To aid the design and management of steam-flooding projects, a new semi-analytical model has been developed for conducting first-order estimation of the optimum temperature (pressure) at which oil productivity is maximized as a function of in-situ viscosity and relative permeability. Sensitivity tests suggest that it is sub-optimal to operate saturated-steam floods above 515 K (3.5 MPa).

As a robustness check, 3D multiphase thermal simulations were performed.
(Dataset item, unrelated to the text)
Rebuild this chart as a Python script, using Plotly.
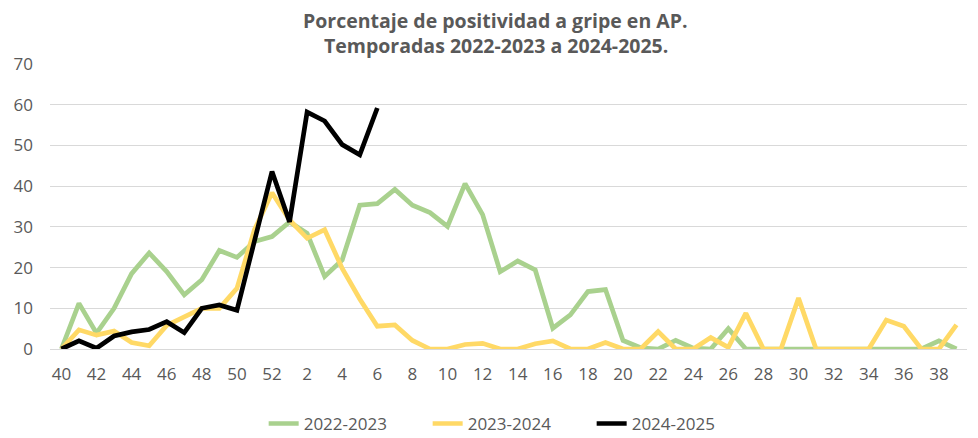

Simulation results show that production rate, ultimate recovery and CSOR are sensitive to injection temperature in the range 350–450 K. However, for the cases examined in this work, these performance indicators do not exhibit strong dependency on injection temperature in the range 500–650 K.

A close examination of discounted oil recovery and CSOR from the simulation runs reveals an optimum injection temperature band of 500–550 K, which compares reasonably well with the ~501 K (< 515 K) from the new semi-analytical model. It is noteworthy that these numerical and analytical results differ from the submissions of Nguyen et al. [13] as well as Edmunds and Chhina [12], who recommended general steam-flood optimum temperatures of 537 and 407–448 K, respectively. For practical applications, we recommend that the optimum operating conditions of a steam flood should be treated on a case-by-case basis, while the proposed model is used for guidance.

From the standpoint of thermal efficiency, the operating temperature (pressure) of a saturated-steam flood should not exceed 515 K (3.5 MPa). Otherwise, there is a non-zero risk of sub-optimal steam flooding, owing to lower injected total enthalpy and higher thermal losses to the surroundings. Operating steamfloods at an optimum temperature (< 515 K) is also favourable to the environment, as it offers maximum oil recovery while minimizing fuel costs, CO2 emissions as well as the net amounts of water consumed and produced per unit oil recovery.

One limitation of this study is that the new analytical model does not account for potential geomechanical effects. In addition, it is worthwhile to examine the optimum operating temperatures and pressures for non-saturated steam floods.